→ DATASET CONTENT:
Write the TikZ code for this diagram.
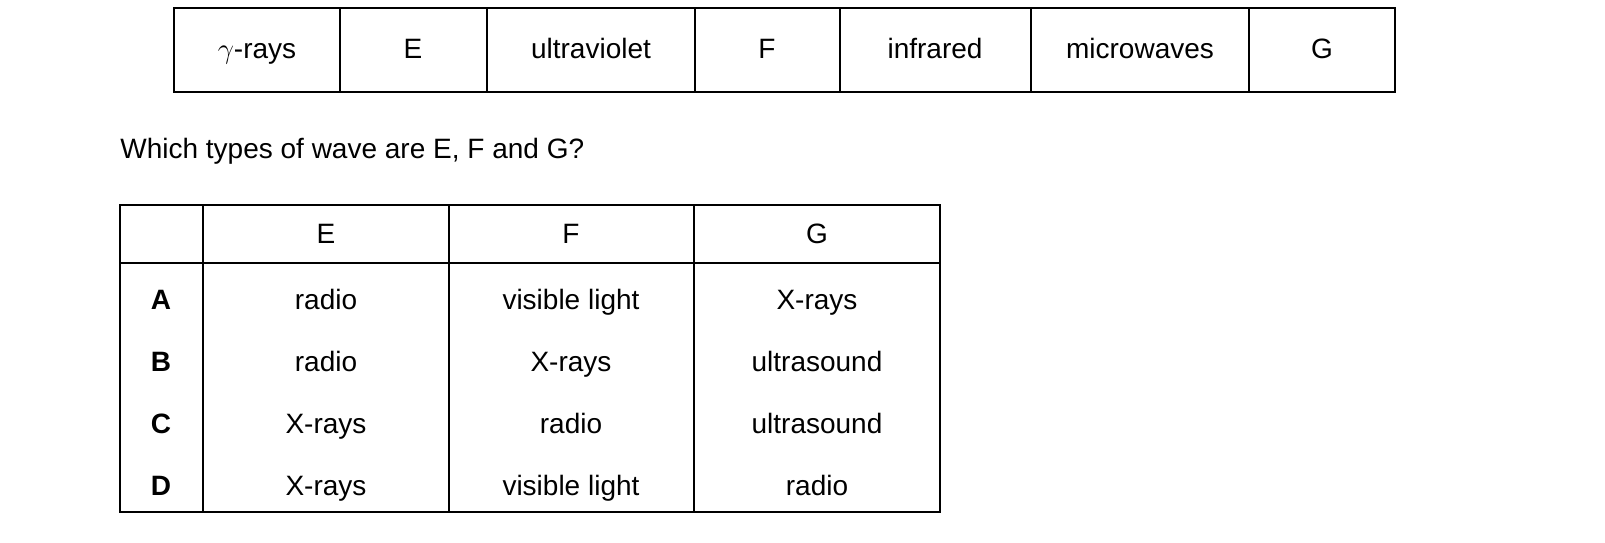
\documentclass[tikz,border=0pt]{standalone}
\usepackage{fontspec}
\setmainfont{Liberation Sans}
\usepackage{tikz}
\usetikzlibrary{positioning}
\tikzset{
  cell/.style={font=\fontsize{14}{16}\selectfont, anchor=center, inner sep=0pt,
               text height=10pt, text depth=3pt},
  grid/.style={line width=0.6pt, black}
}
\begin{document}
\begin{tikzpicture}[x=0.5pt, y=-0.5pt]
% Spectrum strip
\draw[grid] (174,8) rectangle (1395,92);
\foreach \x in {340,487,695,840,1031,1249}
  \draw[grid] (\x,8) -- (\x,92);
\node[cell] (gamma) at (257,51) {$\gamma$-rays};
\node[cell] (e) at (413,51) {E};
\node[cell] (uv) at (591,51) {ultraviolet};
\node[cell] (f) at (767,51) {F};
\node[cell] (ir) at (935,51) {infrared};
\node[cell] (micro) at (1140,51) {microwaves};
\node[cell] (g) at (1322,51) {G};

% Question
\node[cell, anchor=west] (question) at (120,151) {Which types of wave are E, F and G?};

% Answer table
\draw[grid] (120,205) rectangle (940,512);
\draw[grid] (120,263) -- (940,263);
\foreach \x in {203,449,694}
  \draw[grid] (\x,205) -- (\x,512);
\node[cell] (he) at (326,236) {E};
\node[cell] (hf) at (571,236) {F};
\node[cell] (hg) at (817,236) {G};
\foreach \y/\k/\a/\b/\c in {302/A/radio/visible light/X-rays,
                            364/B/radio/X-rays/ultrasound,
                            426/C/X-rays/radio/ultrasound,
                            488/D/X-rays/visible light/radio}{
  \node[cell, font=\fontsize{14}{16}\selectfont\bfseries] (key\k) at (161,\y) {\k};
  \node[cell] (e\k) at (326,\y) {\a};
  \node[cell] (f\k) at (571,\y) {\b};
  \node[cell] (g\k) at (817,\y) {\c};
}
\pgfresetboundingbox
\path[use as bounding box] (0,0) rectangle (1605,542);
\end{tikzpicture}
\end{document}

→ DESCRIPTION OF THE TASK: Copy out all the data without changing anything, and drop the pictures.

→ EXERCISE SOLUTION:
Write the TikZ code for this diagram.
\documentclass[tikz,border=0pt]{standalone}
\usepackage{fontspec}
\setmainfont{Liberation Sans}
\usepackage{tikz}
\usetikzlibrary{positioning}
\tikzset{
  cell/.style={font=\fontsize{14}{16}\selectfont, anchor=center, inner sep=0pt,
               text height=10pt, text depth=3pt},
  grid/.style={line width=0.6pt, black}
}
\begin{document}
\begin{tikzpicture}[x=0.5pt, y=-0.5pt]
% Spectrum strip
\draw[grid] (174,8) rectangle (1395,92);
\foreach \x in {340,487,695,840,1031,1249}
  \draw[grid] (\x,8) -- (\x,92);
\node[cell] (gamma) at (257,51) {$\gamma$-rays};
\node[cell] (e) at (413,51) {E};
\node[cell] (uv) at (591,51) {ultraviolet};
\node[cell] (f) at (767,51) {F};
\node[cell] (ir) at (935,51) {infrared};
\node[cell] (micro) at (1140,51) {microwaves};
\node[cell] (g) at (1322,51) {G};

% Question
\node[cell, anchor=west] (question) at (120,151) {Which types of wave are E, F and G?};

% Answer table
\draw[grid] (120,205) rectangle (940,512);
\draw[grid] (120,263) -- (940,263);
\foreach \x in {203,449,694}
  \draw[grid] (\x,205) -- (\x,512);
\node[cell] (he) at (326,236) {E};
\node[cell] (hf) at (571,236) {F};
\node[cell] (hg) at (817,236) {G};
\foreach \y/\k/\a/\b/\c in {302/A/radio/visible light/X-rays,
                            364/B/radio/X-rays/ultrasound,
                            426/C/X-rays/radio/ultrasound,
                            488/D/X-rays/visible light/radio}{
  \node[cell, font=\fontsize{14}{16}\selectfont\bfseries] (key\k) at (161,\y) {\k};
  \node[cell] (e\k) at (326,\y) {\a};
  \node[cell] (f\k) at (571,\y) {\b};
  \node[cell] (g\k) at (817,\y) {\c};
}
\pgfresetboundingbox
\path[use as bounding box] (0,0) rectangle (1605,542);
\end{tikzpicture}
\end{document}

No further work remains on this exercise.